📃 Solution for Exercise M1.01#

Imagine we are interested in predicting penguins species based on two of their body measurements: culmen length and culmen depth. First we want to do some data exploration to get a feel for the data.

What are the features? What is the target?

The features are "culmen length" and "culmen depth". The target is the penguin species.

The data is located in ../datasets/penguins_classification.csv, load it with pandas into a DataFrame.

# solution
import pandas as pd

penguins = pd.read_csv("../datasets/penguins_classification.csv")

Show a few samples of the data.

How many features are numerical? How many features are categorical?

Both features, "culmen length" and "culmen depth" are numerical. There are no categorical features in this dataset.

# solution
Culmen Length (mm) Culmen Depth (mm) Species
0 39.1 18.7 Adelie
1 39.5 17.4 Adelie
2 40.3 18.0 Adelie
3 36.7 19.3 Adelie
4 39.3 20.6 Adelie

What are the different penguins species available in the dataset and how many samples of each species are there? Hint: select the right column and use the value_counts method.

# solution
Adelie       151
Gentoo       123
Chinstrap     68
Name: Species, dtype: int64

Plot histograms for the numerical features

# solution
_ = penguins.hist(figsize=(8, 4))

Show features distribution for each class. Hint: use seaborn.pairplot

# solution
import seaborn

pairplot_figure = seaborn.pairplot(penguins, hue="Species")

We observe that the labels on the axis are overlapping.
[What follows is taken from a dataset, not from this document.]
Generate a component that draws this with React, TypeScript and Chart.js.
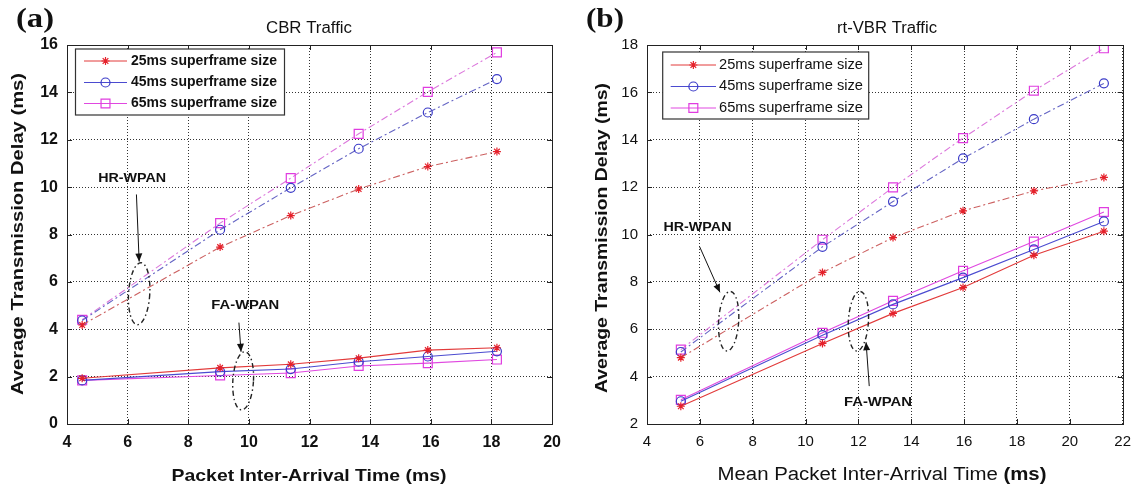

Even if it is not the priority of this notebook, one can tweak them by increasing the height of each subfigure.

pairplot_figure = seaborn.pairplot(penguins, hue="Species", height=4)

Looking at these distributions, how hard do you think it will be to classify the penguins only using "culmen depth" and "culmen length"?

Looking at the previous scatter-plot showing "culmen length" and "culmen depth", the species are reasonably well separated:

  • low culmen length -> Adelie

  • low culmen depth -> Gentoo

  • high culmen depth and high culmen length -> Chinstrap

There is some small overlap between the species, so we can expect a statistical model to perform well on this dataset but not perfectly.